If the head is in control saying this is too steep, I don’t know what’s at the bottom, just put the brakes on a little.  Slow down.  Stop.  I am scared.

The heart is saying wait a minute, this feels a little exciting.  I like the wind in my face and the wobbling of the bike.    I can’t wait to see what’s at the bottom!  Hats off and hair flying.

About halfway down, the head has convinced you you’ll never make it.  The heart is screaming for joy.   You’re confused, so you:

A-pull over and catch your breath and go back to the top to try it over because your head has convinced you that no good can come of this.  You’re going to crash and it’s too scary and you always crash and it really hurts and it isn’t fair and you don’t want to get hurt again.   You tell yourself you’re just not good enough.

B-you slow down a little to appease your head but your heart carries you forward and your legs are pedaling like mad and you can’t catch your breath and you’re so excited you could pee your pants because there is the bottom of the hill and you’re going to make it and … you did it!!!

If you choose A, you will never get to experience the finish.  You will stay safe and confused and afraid and you will start over again and again.

If you choose B, you will be terrified and exhilarated and you will see that there are so many new things beyond the bottom of that hill.  You may have crashed and skinned your knees and busted your lip but you got to the bottom and you are in a new place.  You have crashed before but you tried again and you got stronger from it.  You can see more hills to try and more places to ride than you ever thought possible.  Maybe, just maybe, this turns out to be the best thing you ever did.  It truly is your choice.  There isn’t some aha moment where you realize that you CAN do it.  There is a time where you realize you WANT to do it.

Love is a natural part of life.  So many people fear it and continue to put on the brakes because they don’t want to get hurt.  The alternative to letting your heart guide you is that your head might keep you in a “safe” place.   You are sad and hurt and unsure all the time.  You never get to know what could happen.  You miss the reason God put us all here.

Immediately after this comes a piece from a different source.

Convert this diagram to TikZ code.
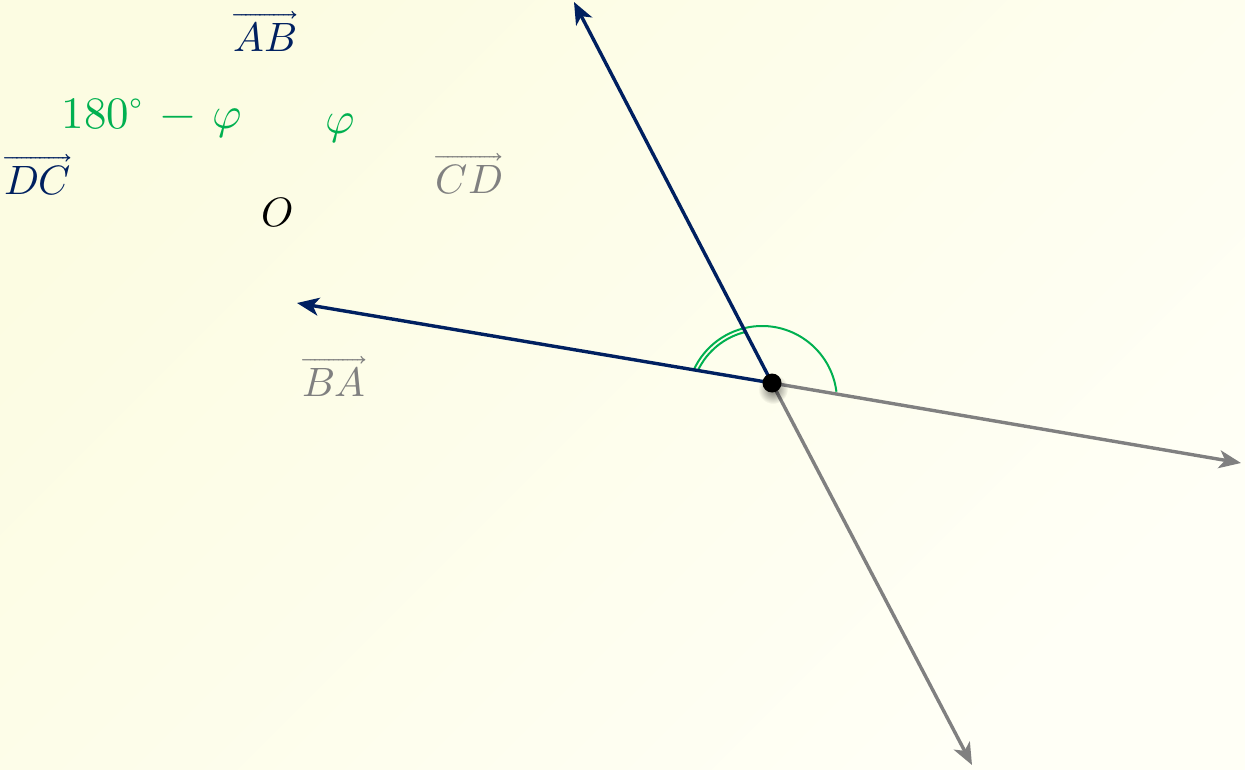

By letting your heart choose and by listening to what God is already telling you, you open yourself up to new possibilities and all the joy your heart can hold.  Better yet, get your head and your heart into a partnership where your heart can take you places you’ve always been afraid to go but your head can help you avoid some of the bigger rocks.

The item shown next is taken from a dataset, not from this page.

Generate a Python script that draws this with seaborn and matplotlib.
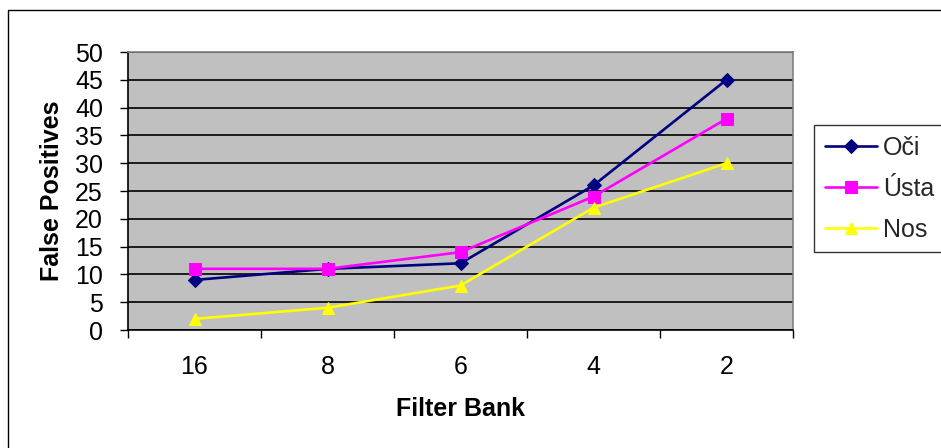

You may get hurt but you may not.  Isn’t it worth trying?  Only you can decide.

Of course it’s not just that simple, but then again, doesn’t this make you think?   Not everybody gets hurt from loving and caring for another person. Not everybody leaves.  Even if it’s happened before, it’s not going to happen every time.  If you find the right person, it is worth the risk.

Don’t let your head tell you you’re not good enough. Don’t give in to thinking that somebody else is better suited for the ride.  You are it.  You were built for this and you are the one.

Nobody says you must get to the bottom of the hill at breakneck speed.  Go at a pace that’s better for you.  Make your way to the bottom of the hill.  But go.  Don’t stop.  Don’t go back.  You will be so glad you did.  I promise.